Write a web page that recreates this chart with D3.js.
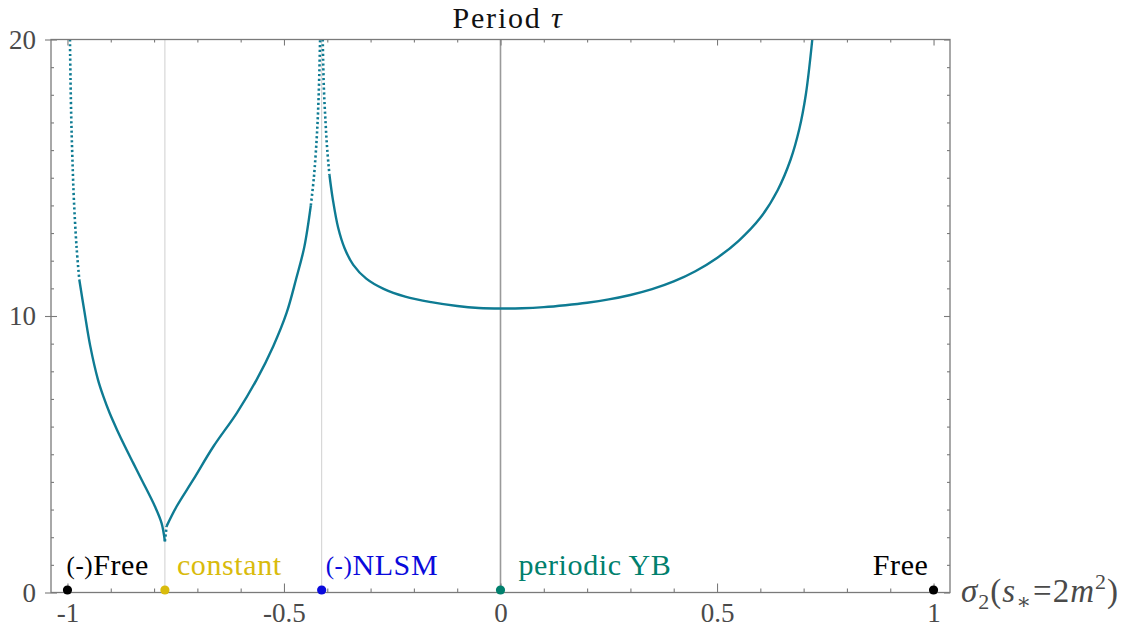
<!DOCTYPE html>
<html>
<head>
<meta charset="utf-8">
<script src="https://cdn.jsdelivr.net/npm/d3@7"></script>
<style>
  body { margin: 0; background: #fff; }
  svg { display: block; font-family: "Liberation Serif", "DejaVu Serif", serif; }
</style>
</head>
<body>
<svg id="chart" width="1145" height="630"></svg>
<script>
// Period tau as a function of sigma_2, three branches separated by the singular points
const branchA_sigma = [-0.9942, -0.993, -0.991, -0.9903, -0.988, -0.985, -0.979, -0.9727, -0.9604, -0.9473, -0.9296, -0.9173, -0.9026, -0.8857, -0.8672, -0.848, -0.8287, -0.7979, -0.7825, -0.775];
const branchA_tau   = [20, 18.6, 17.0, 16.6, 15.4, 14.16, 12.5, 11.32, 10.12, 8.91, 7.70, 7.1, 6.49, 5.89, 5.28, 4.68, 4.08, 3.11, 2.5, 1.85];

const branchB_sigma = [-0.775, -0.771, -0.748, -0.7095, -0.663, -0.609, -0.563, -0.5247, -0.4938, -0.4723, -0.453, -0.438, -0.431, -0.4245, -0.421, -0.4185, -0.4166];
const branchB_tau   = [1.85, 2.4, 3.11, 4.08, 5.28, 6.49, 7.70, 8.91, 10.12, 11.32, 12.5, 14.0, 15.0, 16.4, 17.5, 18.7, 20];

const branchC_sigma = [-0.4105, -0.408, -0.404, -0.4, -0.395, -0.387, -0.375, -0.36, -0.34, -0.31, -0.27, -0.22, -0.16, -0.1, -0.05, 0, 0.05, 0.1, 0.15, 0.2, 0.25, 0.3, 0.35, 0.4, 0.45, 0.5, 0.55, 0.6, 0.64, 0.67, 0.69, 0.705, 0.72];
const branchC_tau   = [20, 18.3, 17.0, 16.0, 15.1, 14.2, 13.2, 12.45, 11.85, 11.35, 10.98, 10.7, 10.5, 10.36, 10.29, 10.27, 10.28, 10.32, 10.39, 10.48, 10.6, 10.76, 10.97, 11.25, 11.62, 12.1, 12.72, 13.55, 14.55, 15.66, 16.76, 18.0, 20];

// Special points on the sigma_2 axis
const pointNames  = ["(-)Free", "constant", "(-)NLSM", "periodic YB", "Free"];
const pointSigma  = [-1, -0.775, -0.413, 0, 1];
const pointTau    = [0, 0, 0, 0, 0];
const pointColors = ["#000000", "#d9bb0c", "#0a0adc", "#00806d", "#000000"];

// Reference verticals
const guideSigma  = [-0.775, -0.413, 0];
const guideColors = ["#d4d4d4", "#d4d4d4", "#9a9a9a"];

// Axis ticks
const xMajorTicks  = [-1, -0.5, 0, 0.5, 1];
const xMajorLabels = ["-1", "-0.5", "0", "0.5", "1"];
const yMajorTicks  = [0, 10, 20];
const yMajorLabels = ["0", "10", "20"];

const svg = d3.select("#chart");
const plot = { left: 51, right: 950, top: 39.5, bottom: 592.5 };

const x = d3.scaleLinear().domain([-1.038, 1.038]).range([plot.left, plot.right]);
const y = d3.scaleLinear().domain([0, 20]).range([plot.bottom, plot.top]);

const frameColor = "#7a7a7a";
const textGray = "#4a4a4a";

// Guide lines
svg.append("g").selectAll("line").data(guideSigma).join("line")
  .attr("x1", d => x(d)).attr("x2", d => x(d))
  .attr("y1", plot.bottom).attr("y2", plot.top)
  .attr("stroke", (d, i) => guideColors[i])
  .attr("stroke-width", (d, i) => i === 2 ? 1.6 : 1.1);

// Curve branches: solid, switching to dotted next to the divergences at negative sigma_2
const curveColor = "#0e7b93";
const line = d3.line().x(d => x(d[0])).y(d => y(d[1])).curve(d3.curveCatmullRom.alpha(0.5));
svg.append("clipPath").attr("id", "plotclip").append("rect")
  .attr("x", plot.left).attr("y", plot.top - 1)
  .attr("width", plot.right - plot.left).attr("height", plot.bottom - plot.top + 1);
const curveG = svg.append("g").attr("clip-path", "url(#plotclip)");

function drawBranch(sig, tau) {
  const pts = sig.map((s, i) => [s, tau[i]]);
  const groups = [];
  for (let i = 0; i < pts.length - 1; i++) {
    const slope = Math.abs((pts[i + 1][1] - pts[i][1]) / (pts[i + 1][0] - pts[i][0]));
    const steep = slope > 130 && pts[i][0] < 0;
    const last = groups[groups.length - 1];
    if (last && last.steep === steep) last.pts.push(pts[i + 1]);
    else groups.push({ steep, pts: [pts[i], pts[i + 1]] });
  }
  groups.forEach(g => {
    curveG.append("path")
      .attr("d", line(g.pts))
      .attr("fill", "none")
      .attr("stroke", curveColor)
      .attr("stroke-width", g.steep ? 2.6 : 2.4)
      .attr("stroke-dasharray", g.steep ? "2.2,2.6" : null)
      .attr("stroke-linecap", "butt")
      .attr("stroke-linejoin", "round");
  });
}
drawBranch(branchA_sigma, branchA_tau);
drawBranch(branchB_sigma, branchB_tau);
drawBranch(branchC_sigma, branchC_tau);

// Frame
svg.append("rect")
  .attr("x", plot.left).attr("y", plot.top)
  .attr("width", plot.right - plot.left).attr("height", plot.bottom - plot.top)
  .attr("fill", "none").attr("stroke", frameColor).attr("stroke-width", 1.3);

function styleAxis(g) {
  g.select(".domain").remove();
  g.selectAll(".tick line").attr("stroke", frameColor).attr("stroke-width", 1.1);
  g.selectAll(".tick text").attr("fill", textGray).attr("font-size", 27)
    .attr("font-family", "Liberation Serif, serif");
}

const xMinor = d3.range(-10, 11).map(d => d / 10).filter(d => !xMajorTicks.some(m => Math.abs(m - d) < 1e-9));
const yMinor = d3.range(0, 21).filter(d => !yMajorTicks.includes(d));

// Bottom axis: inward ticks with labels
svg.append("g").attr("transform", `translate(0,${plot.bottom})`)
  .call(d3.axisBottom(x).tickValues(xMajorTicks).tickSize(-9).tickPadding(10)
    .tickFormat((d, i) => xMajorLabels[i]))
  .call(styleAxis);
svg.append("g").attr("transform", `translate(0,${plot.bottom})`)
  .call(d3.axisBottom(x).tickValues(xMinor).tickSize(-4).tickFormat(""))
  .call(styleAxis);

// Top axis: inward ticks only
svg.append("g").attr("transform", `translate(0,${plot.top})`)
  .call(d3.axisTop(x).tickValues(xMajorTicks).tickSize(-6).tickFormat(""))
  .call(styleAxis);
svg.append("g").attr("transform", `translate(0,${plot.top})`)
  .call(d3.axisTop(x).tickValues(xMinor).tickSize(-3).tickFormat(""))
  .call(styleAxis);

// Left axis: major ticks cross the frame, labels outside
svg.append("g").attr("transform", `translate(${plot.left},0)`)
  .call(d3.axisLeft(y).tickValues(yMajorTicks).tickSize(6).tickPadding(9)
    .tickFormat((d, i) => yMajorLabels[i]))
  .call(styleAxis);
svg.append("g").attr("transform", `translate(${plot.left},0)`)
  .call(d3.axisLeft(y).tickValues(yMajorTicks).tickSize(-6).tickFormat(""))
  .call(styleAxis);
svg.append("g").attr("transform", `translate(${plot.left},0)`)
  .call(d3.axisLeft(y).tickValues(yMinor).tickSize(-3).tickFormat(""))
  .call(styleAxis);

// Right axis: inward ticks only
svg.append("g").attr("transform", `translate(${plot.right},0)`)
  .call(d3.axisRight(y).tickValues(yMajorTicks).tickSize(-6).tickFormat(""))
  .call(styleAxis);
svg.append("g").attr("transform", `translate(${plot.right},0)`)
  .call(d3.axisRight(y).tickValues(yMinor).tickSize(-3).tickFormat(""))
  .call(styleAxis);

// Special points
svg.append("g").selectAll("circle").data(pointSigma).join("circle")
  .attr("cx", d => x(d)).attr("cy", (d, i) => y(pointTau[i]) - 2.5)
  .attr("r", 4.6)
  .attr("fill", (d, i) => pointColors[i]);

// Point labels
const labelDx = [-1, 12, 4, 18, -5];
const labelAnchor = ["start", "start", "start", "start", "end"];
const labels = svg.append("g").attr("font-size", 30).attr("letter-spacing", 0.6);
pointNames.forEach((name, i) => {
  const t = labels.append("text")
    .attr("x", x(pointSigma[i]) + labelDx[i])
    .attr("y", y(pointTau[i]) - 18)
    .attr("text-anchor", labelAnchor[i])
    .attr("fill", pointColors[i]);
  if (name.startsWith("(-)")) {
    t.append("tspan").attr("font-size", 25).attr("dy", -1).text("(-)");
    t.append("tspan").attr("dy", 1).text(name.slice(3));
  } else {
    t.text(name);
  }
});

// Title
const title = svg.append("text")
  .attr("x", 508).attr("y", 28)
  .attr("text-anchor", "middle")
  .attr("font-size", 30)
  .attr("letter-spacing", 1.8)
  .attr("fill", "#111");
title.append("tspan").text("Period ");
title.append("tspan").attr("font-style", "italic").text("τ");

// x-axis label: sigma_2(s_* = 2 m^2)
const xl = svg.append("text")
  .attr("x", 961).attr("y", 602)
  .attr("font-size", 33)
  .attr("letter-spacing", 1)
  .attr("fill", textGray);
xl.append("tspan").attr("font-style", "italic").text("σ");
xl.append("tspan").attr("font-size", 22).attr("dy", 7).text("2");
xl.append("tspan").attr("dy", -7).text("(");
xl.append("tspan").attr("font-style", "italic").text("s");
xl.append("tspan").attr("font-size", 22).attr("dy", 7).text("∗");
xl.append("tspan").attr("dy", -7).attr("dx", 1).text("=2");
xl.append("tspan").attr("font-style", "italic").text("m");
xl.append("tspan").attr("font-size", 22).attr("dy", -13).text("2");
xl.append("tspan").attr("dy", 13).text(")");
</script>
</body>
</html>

• Work required
Your task is to reproduce exactly the lines from the start of the data above through the line containing "17.5, 18.7, 20];", leaving every picture out.

• Answer to this exercise
Write a web page that recreates this chart with D3.js.
<!DOCTYPE html>
<html>
<head>
<meta charset="utf-8">
<script src="https://cdn.jsdelivr.net/npm/d3@7"></script>
<style>
  body { margin: 0; background: #fff; }
  svg { display: block; font-family: "Liberation Serif", "DejaVu Serif", serif; }
</style>
</head>
<body>
<svg id="chart" width="1145" height="630"></svg>
<script>
// Period tau as a function of sigma_2, three branches separated by the singular points
const branchA_sigma = [-0.9942, -0.993, -0.991, -0.9903, -0.988, -0.985, -0.979, -0.9727, -0.9604, -0.9473, -0.9296, -0.9173, -0.9026, -0.8857, -0.8672, -0.848, -0.8287, -0.7979, -0.7825, -0.775];
const branchA_tau   = [20, 18.6, 17.0, 16.6, 15.4, 14.16, 12.5, 11.32, 10.12, 8.91, 7.70, 7.1, 6.49, 5.89, 5.28, 4.68, 4.08, 3.11, 2.5, 1.85];

const branchB_sigma = [-0.775, -0.771, -0.748, -0.7095, -0.663, -0.609, -0.563, -0.5247, -0.4938, -0.4723, -0.453, -0.438, -0.431, -0.4245, -0.421, -0.4185, -0.4166];
const branchB_tau   = [1.85, 2.4, 3.11, 4.08, 5.28, 6.49, 7.70, 8.91, 10.12, 11.32, 12.5, 14.0, 15.0, 16.4, 17.5, 18.7, 20];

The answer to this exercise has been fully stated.